GOAL> From the entries below, count every line that contains the word "this". Please give the number and nothing else.

DATA PROVIDED>
******

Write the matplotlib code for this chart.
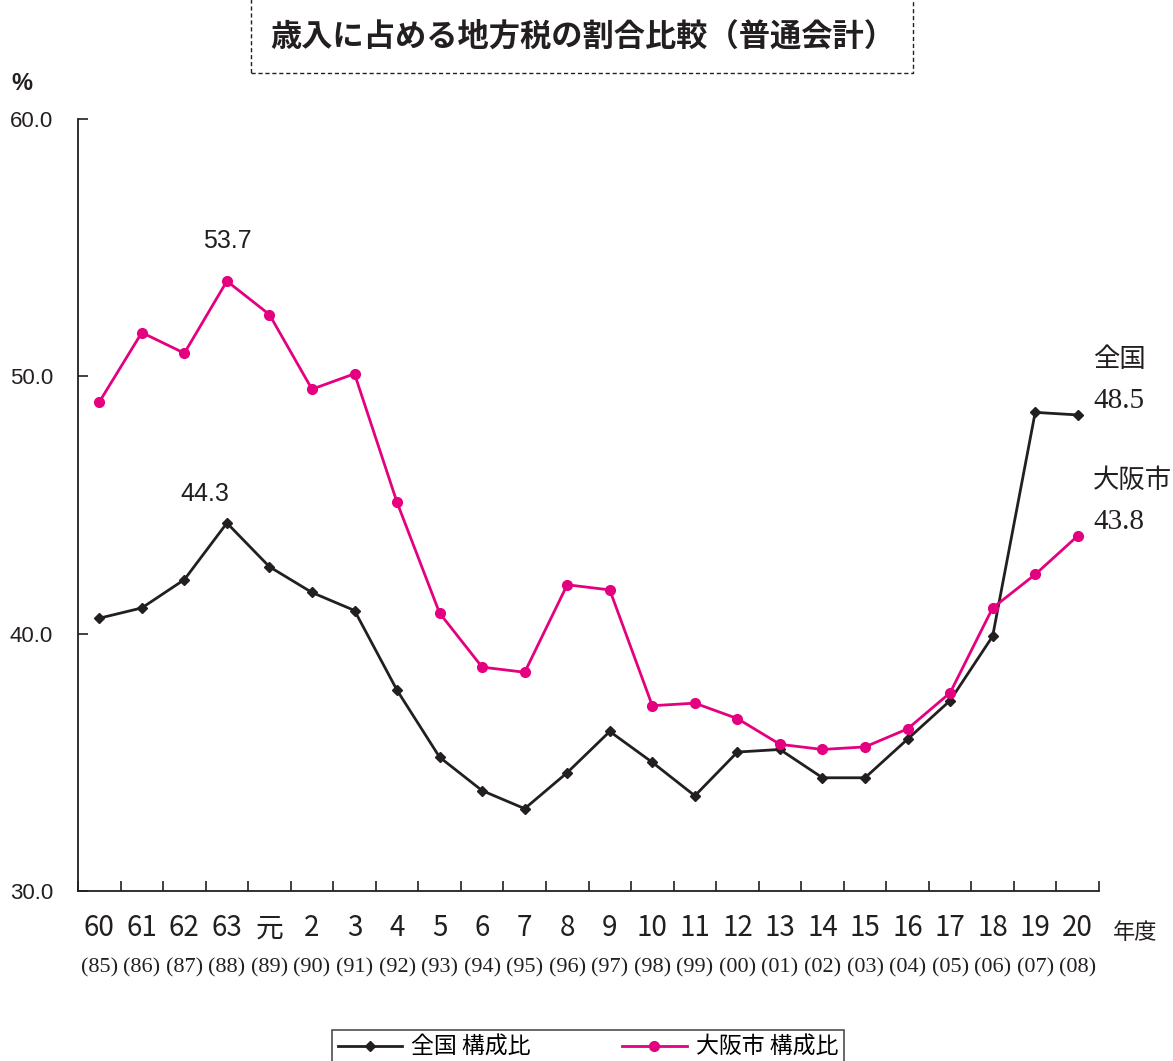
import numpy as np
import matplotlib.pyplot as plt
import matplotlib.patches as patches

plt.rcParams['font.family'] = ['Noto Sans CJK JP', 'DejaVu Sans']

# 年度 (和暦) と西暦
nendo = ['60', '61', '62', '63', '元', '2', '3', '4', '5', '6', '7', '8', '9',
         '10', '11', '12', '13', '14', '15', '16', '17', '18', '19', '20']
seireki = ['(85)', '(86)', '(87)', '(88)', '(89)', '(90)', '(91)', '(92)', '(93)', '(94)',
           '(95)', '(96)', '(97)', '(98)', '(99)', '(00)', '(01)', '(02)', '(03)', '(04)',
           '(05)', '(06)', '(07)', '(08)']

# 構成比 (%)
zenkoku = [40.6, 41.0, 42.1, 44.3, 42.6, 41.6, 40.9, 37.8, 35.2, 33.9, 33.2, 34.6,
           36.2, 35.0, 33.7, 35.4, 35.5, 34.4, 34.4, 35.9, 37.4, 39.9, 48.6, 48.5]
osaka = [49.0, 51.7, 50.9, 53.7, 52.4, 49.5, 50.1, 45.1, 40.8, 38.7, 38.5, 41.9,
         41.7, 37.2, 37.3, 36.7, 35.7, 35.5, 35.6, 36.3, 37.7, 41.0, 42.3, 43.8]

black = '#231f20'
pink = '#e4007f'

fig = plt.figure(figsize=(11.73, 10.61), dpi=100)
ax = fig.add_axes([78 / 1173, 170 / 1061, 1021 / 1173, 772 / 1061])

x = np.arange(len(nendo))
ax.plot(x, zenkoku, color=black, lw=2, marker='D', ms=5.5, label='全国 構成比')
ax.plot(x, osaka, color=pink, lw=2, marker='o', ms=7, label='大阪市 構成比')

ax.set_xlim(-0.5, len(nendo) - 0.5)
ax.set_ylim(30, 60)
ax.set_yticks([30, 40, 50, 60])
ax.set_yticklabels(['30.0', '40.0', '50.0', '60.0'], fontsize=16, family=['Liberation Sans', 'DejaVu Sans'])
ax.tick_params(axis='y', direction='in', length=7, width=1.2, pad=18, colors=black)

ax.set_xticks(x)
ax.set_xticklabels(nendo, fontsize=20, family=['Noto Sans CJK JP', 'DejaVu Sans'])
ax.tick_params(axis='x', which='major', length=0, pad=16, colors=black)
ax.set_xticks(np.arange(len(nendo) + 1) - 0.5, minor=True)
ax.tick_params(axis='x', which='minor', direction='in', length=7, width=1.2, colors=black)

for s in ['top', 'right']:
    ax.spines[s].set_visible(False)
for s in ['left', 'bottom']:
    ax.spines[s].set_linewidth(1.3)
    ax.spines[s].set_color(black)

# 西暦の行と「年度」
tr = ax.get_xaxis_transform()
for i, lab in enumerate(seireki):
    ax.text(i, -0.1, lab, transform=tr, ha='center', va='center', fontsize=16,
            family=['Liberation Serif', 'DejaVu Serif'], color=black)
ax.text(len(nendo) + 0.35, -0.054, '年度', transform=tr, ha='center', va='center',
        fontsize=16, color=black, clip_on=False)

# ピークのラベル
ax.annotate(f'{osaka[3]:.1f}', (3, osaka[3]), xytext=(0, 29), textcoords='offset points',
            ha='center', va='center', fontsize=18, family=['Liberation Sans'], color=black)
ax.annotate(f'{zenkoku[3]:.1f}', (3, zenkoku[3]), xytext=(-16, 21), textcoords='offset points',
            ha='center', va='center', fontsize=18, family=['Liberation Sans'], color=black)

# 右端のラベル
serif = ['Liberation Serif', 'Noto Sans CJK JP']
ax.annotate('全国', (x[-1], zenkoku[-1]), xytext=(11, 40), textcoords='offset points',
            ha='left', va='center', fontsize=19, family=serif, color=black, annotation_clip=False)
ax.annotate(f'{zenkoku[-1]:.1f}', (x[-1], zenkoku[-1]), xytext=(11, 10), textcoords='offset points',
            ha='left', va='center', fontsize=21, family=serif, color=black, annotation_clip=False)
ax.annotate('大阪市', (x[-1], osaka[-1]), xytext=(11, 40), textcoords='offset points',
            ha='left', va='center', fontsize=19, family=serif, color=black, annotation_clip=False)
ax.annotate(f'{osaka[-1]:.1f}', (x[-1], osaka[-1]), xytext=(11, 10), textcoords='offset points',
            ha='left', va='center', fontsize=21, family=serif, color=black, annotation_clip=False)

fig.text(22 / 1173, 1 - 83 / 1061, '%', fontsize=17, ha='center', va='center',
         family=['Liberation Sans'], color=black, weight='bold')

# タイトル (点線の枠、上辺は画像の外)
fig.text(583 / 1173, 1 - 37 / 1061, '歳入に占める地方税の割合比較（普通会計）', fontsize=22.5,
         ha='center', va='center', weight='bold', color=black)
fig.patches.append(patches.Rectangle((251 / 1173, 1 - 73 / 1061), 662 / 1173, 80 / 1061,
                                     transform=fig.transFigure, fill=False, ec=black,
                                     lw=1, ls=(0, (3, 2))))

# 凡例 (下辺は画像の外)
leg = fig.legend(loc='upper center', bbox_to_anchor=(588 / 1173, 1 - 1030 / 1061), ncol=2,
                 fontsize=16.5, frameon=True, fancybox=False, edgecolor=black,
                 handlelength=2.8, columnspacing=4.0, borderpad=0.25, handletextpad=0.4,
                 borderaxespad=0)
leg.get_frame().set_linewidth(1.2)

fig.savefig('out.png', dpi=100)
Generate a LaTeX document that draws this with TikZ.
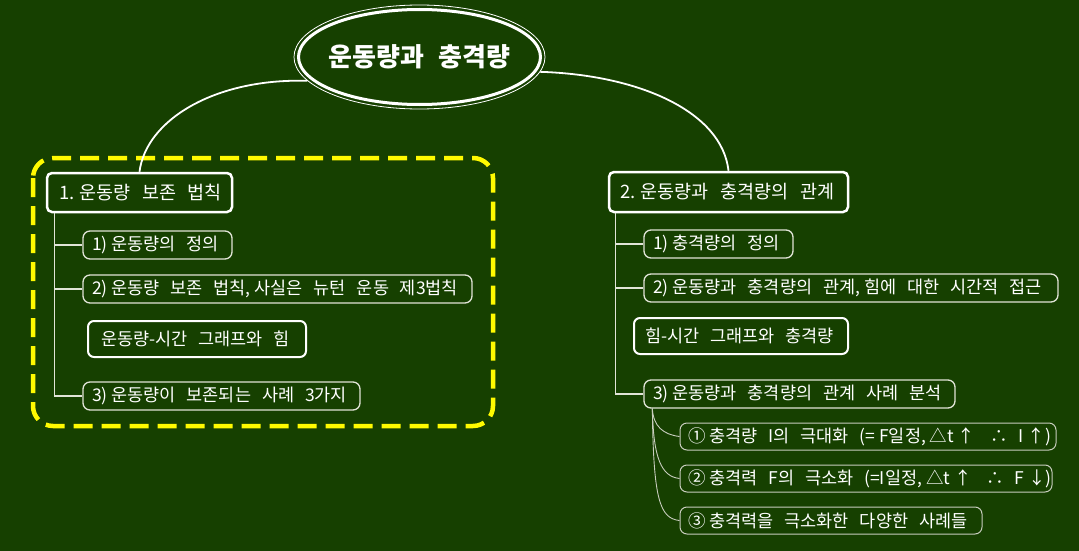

******

REPLY TO THE EXERCISE> 2